____ Listed records

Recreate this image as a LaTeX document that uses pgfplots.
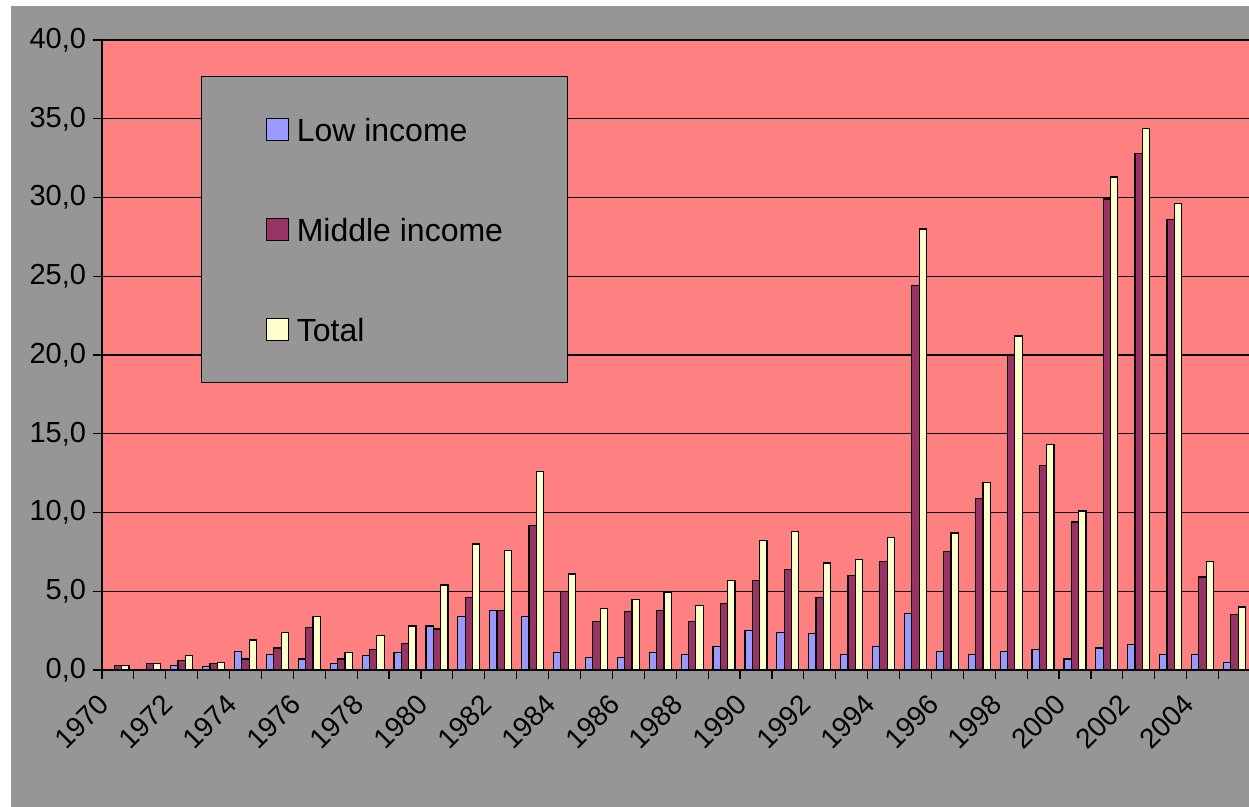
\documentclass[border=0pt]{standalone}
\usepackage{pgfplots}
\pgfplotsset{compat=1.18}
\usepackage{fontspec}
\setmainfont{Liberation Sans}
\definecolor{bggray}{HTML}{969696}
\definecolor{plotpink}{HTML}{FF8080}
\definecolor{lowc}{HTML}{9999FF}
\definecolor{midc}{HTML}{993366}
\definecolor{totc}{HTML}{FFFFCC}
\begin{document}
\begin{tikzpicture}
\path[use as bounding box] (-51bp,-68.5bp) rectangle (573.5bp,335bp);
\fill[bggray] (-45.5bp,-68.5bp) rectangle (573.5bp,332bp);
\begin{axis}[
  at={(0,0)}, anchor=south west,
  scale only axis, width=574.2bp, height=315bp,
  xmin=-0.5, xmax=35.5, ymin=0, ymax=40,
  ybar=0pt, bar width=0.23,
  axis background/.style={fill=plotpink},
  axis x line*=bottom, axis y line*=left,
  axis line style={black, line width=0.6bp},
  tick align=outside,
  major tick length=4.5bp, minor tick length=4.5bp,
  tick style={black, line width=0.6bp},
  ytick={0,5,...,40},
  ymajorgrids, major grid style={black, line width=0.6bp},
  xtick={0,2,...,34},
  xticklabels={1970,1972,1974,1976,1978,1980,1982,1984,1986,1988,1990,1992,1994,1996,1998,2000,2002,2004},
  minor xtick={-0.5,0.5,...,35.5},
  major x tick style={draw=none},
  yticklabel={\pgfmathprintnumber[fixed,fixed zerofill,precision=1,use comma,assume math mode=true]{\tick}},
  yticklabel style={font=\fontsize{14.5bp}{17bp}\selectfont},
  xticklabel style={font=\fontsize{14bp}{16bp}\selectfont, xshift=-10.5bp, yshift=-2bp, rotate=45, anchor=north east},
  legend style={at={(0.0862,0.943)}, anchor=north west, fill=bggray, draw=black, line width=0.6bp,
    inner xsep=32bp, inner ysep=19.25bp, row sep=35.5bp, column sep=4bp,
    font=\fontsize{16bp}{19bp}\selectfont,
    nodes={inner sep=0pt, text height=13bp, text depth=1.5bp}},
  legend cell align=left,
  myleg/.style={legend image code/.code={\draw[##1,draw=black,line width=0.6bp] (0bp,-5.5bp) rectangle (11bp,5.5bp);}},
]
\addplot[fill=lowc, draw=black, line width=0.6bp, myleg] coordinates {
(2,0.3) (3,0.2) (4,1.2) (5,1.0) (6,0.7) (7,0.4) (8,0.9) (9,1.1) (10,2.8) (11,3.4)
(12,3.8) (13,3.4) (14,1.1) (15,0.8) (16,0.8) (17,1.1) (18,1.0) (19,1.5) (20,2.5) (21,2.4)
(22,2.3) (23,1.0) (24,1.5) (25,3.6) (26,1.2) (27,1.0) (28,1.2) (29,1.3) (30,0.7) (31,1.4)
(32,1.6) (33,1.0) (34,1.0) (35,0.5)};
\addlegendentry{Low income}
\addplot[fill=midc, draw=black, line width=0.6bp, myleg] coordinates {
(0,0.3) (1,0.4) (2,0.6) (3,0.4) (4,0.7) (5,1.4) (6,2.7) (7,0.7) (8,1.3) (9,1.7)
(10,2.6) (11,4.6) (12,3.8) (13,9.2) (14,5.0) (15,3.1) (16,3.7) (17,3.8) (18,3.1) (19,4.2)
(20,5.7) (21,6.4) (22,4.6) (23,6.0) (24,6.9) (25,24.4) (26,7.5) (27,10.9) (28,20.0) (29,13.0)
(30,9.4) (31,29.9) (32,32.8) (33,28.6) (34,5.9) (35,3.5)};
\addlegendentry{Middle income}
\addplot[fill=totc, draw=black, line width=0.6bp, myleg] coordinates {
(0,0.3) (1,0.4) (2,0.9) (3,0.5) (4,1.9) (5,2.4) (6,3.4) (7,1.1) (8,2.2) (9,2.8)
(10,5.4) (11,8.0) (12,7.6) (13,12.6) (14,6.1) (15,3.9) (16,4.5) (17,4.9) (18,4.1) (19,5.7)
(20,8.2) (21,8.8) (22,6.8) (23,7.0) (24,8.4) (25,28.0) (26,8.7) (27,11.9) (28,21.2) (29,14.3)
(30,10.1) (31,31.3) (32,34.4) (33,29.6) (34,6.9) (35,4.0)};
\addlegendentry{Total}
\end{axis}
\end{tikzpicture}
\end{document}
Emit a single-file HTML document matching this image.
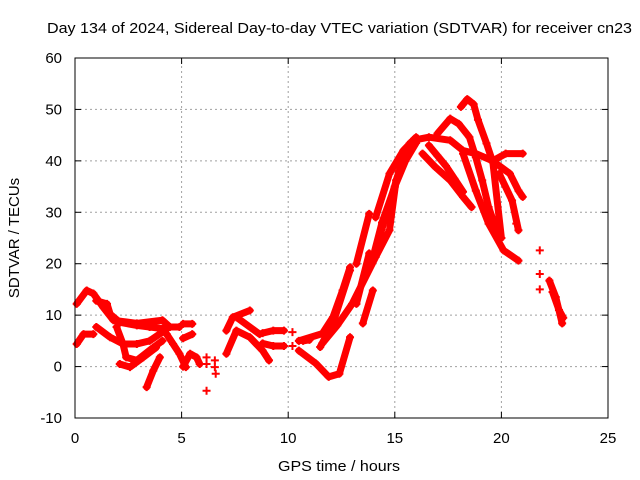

________

▸ **Job**
From the listing, extract all text exactly as given and drop any picture.

▸ **Full solution**
Recreate this image as a LaTeX document that uses pgfplots.
\documentclass[border=0pt]{standalone}
\usepackage{pgfplots}
\pgfplotsset{compat=1.18}
\usepackage{fontspec}
\setmainfont{Liberation Sans}
\definecolor{bggray}{HTML}{969696}
\definecolor{plotpink}{HTML}{FF8080}
\definecolor{lowc}{HTML}{9999FF}
\definecolor{midc}{HTML}{993366}
\definecolor{totc}{HTML}{FFFFCC}
\begin{document}
\begin{tikzpicture}
\path[use as bounding box] (-51bp,-68.5bp) rectangle (573.5bp,335bp);
\fill[bggray] (-45.5bp,-68.5bp) rectangle (573.5bp,332bp);
\begin{axis}[
  at={(0,0)}, anchor=south west,
  scale only axis, width=574.2bp, height=315bp,
  xmin=-0.5, xmax=35.5, ymin=0, ymax=40,
  ybar=0pt, bar width=0.23,
  axis background/.style={fill=plotpink},
  axis x line*=bottom, axis y line*=left,
  axis line style={black, line width=0.6bp},
  tick align=outside,
  major tick length=4.5bp, minor tick length=4.5bp,
  tick style={black, line width=0.6bp},
  ytick={0,5,...,40},
  ymajorgrids, major grid style={black, line width=0.6bp},
  xtick={0,2,...,34},
  xticklabels={1970,1972,1974,1976,1978,1980,1982,1984,1986,1988,1990,1992,1994,1996,1998,2000,2002,2004},
  minor xtick={-0.5,0.5,...,35.5},
  major x tick style={draw=none},
  yticklabel={\pgfmathprintnumber[fixed,fixed zerofill,precision=1,use comma,assume math mode=true]{\tick}},
  yticklabel style={font=\fontsize{14.5bp}{17bp}\selectfont},
  xticklabel style={font=\fontsize{14bp}{16bp}\selectfont, xshift=-10.5bp, yshift=-2bp, rotate=45, anchor=north east},
  legend style={at={(0.0862,0.943)}, anchor=north west, fill=bggray, draw=black, line width=0.6bp,
    inner xsep=32bp, inner ysep=19.25bp, row sep=35.5bp, column sep=4bp,
    font=\fontsize{16bp}{19bp}\selectfont,
    nodes={inner sep=0pt, text height=13bp, text depth=1.5bp}},
  legend cell align=left,
  myleg/.style={legend image code/.code={\draw[##1,draw=black,line width=0.6bp] (0bp,-5.5bp) rectangle (11bp,5.5bp);}},
]
\addplot[fill=lowc, draw=black, line width=0.6bp, myleg] coordinates {
(2,0.3) (3,0.2) (4,1.2) (5,1.0) (6,0.7) (7,0.4) (8,0.9) (9,1.1) (10,2.8) (11,3.4)
(12,3.8) (13,3.4) (14,1.1) (15,0.8) (16,0.8) (17,1.1) (18,1.0) (19,1.5) (20,2.5) (21,2.4)
(22,2.3) (23,1.0) (24,1.5) (25,3.6) (26,1.2) (27,1.0) (28,1.2) (29,1.3) (30,0.7) (31,1.4)
(32,1.6) (33,1.0) (34,1.0) (35,0.5)};
\addlegendentry{Low income}
\addplot[fill=midc, draw=black, line width=0.6bp, myleg] coordinates {
(0,0.3) (1,0.4) (2,0.6) (3,0.4) (4,0.7) (5,1.4) (6,2.7) (7,0.7) (8,1.3) (9,1.7)
(10,2.6) (11,4.6) (12,3.8) (13,9.2) (14,5.0) (15,3.1) (16,3.7) (17,3.8) (18,3.1) (19,4.2)
(20,5.7) (21,6.4) (22,4.6) (23,6.0) (24,6.9) (25,24.4) (26,7.5) (27,10.9) (28,20.0) (29,13.0)
(30,9.4) (31,29.9) (32,32.8) (33,28.6) (34,5.9) (35,3.5)};
\addlegendentry{Middle income}
\addplot[fill=totc, draw=black, line width=0.6bp, myleg] coordinates {
(0,0.3) (1,0.4) (2,0.9) (3,0.5) (4,1.9) (5,2.4) (6,3.4) (7,1.1) (8,2.2) (9,2.8)
(10,5.4) (11,8.0) (12,7.6) (13,12.6) (14,6.1) (15,3.9) (16,4.5) (17,4.9) (18,4.1) (19,5.7)
(20,8.2) (21,8.8) (22,6.8) (23,7.0) (24,8.4) (25,28.0) (26,8.7) (27,11.9) (28,21.2) (29,14.3)
(30,10.1) (31,31.3) (32,34.4) (33,29.6) (34,6.9) (35,4.0)};
\addlegendentry{Total}
\end{axis}
\end{tikzpicture}
\end{document}
Emit a single-file HTML document matching this image.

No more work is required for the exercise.